We're going to spend the next few minutes talking about one of the other major stories of recent months - excuse me - sexual harassment. In a few minutes, we'll hear a perspective on how religious institutions struggle to deal with complaints about sexual misconduct by clergy.

While a lot of the stories have rightly focused on what happened, they often don't get to the question of why some people, mainly men, sexually harass their colleagues and others don't. And one person who's been thinking about that question since the 1980s is psychologist John Pryor of Illinois State University. Years ago, he designed a scale to measure how likely someone is to sexually harass. I started by asking him about what motivated his research and how he developed it.

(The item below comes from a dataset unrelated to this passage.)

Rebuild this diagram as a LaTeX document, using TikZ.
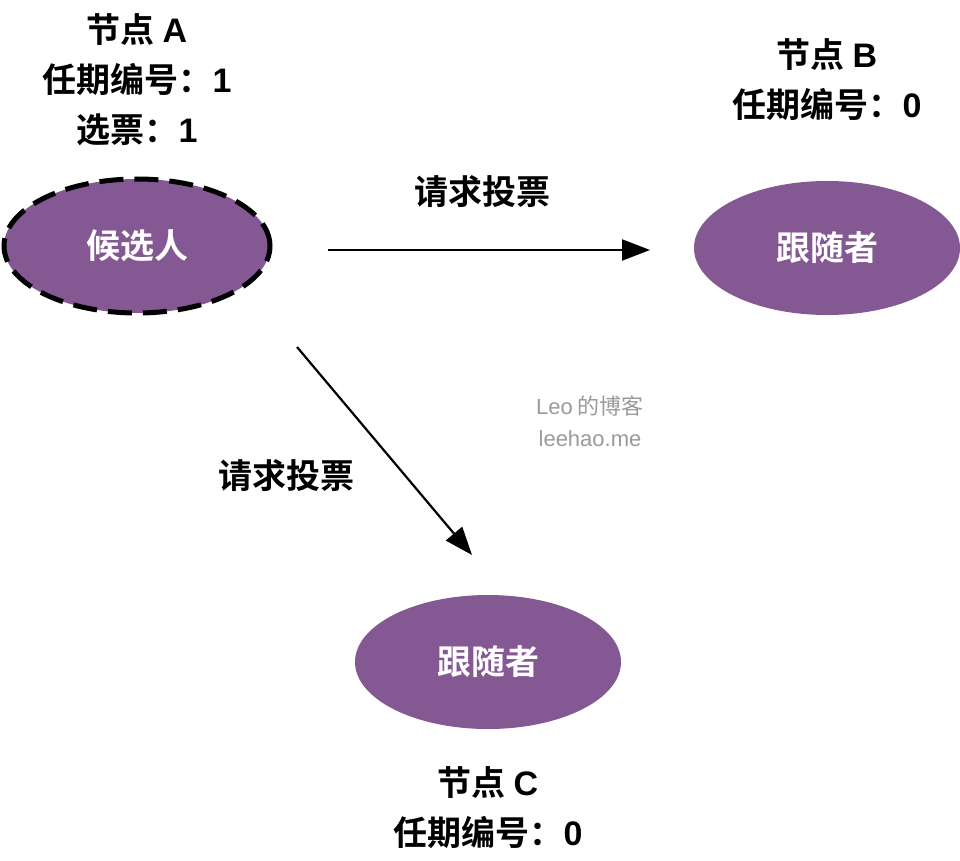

JOHN PRYOR: I designed the "Likelihood To Sexually Harass Scale" using some common stereotypes about men in power situations. In fact, one of the scenarios I developed focused on the casting couch in Hollywood. So I asked college men to imagine that they had such a job and that there's a woman they're attracted to. And I asked them, how likely is it that they would offer a role in a film in exchange for sexual favors?

One of the things that let me know I was onto something when I first started working on this was that there was a high level of consistency in men's responses to this. So men who would say that they would perform this act of sexual coercion in one situation were highly likely to say they'd do it in other situations. Conversely, you see that men who said they wouldn't do it were also unlikely to say they would do it in other situations.

MARTIN: Do you find specific characteristics in the individuals who are likely to engage in this conduct?

PRYOR: There are a series of beliefs that people have about sexual harassment that represent kind of a psychological underpinning for this kind of behavior - beliefs like women asking for it or women making false complaints. I can't tell you how many people I've been interviewed by ask me, what about the false complaints? Well, there are many false complaints. There are not many complaints period.

Some of the things that we see have to do with a lack of perspective-taking or empathy for other people. One of the other things I can tell you that's kind of consistent with that is that we can reduce the willingness of men to engage in sexual coercion - sexual harassment - by inducing them to think long and hard about perspectives of women. So that shows that, as a variable, something like taking the perspective of others is a very important thing, I believe.

MARTIN: What has struck you about - I mean, as we mentioned earlier, you started this research three decades ago. But now, the floodgates have been opened within the last couple of months, and there's all these different industries, as we've mentioned, including this one, where this behavior has been revealed. I'm just - I'm curious how you have reacted to this, as a person who's been studying this for so long.

PRYOR: One of the things that I and many others have concluded is it's a really common kind of thing to see some forms of sexual harassment in the workplace. So it's not surprising that you have all these people saying yeah, me too - this happened to me too. So I think that maybe what's surprising is why it took so long for people to come forth.

One of the things that I suspect though, with regard to why it has taken so long - and I'll speculate here - is I think that admitting that you were a target or a victim of sexual harassment is somewhat of a stigma. So people generally avoid identifying themselves as having some kind of stigmatizing characteristic or stigmatizing behavior they've encountered.

But when you start to see people coming forth in public, one of the things you do is you start to remove some of the stigma. So what we see is when women hear other women say, oh, this happened to me, this happened to me, and you think, yeah, it happened to me, and they're less likely to think they're going to be treated negatively for coming forth and saying that it happened to them.

MARTIN: John Pryor is a distinguished professor emeritus at Illinois State University. He created the "Likelihood To Sexually Harass Scale." We talked to him at the studios at Illinois State University.

Professor Pryor, thanks so much for speaking with us.